In fact, the electron acts like a wave: you can’t tell its exact location, but you can decipher the volume that it occupies.
These volumes have really funny shapes. They’re called orbitals.
Put simply, an orbital is a three-dimensional description of the most likely location of an electron around an atom. As per our understanding, there are four types of orbitals (s, p, d, f) with unique shapes, each one being based on the energy of its electrons.
An iron zeolite, for example, has one iron atom tied to one oxygen atom, forming an iron-oxygen bond. This bond is extremely short, and when it approaches the C-H bond of methane, it can take the hydrogen atom off of the methane.
This ties back to iron’s orbitals. As all transition metals do, iron has d-orbitals, which are high-energy, active orbitals. This means that the orbitals are only partially occupied.
As seen in this diagram, iron has 26 electrons, 6 of which are contained in the d-orbital. However, d-orbitals can hold a maximum of ten electrons — leaving some extra room for some more electrons.
This is great for the methane (or rather, not so great) because this allows for an interaction between the iron and oxygen which in turn allows the oxygen to have a good overlap with the methane orbitals and break the C-H bond.
Our Mission + Values
Frustration stemming from the countless times we’ve seen companies announce their grand and green schemes (minus the results and the action) was one of the main reasons that we founded Zeo4.
And on that note, our promise to you is to live up to our 5 key values.

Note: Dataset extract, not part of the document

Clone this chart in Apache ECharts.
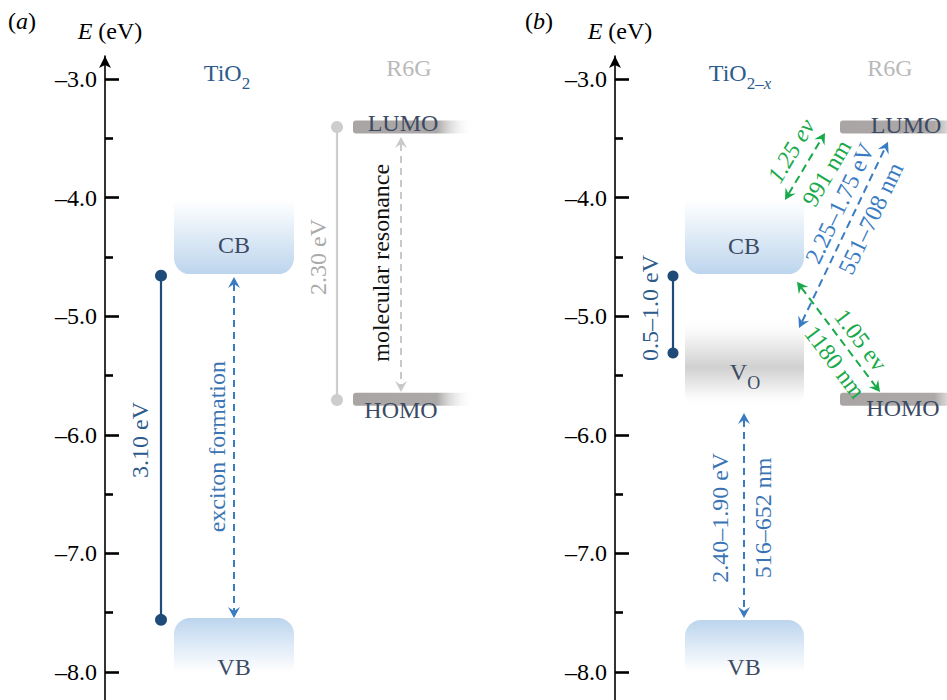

Transparency. Harmony. Accountability. Thinking big. Transformational impact. (learn more here)
Left unaddressed, rising methane emissions will negate any of the progress we make on our climate targets.
But with Zeo4, we can bridge the reality of today and our goals for tomorrow, to safely and effectively mitigate this risk, allowing for humanity to bounce back from one of today’s most trying crises. Though we’re only at the beginning of our journey, change is in the air — and we’re doing everything we can to make sure that methane isn’t accompanying it!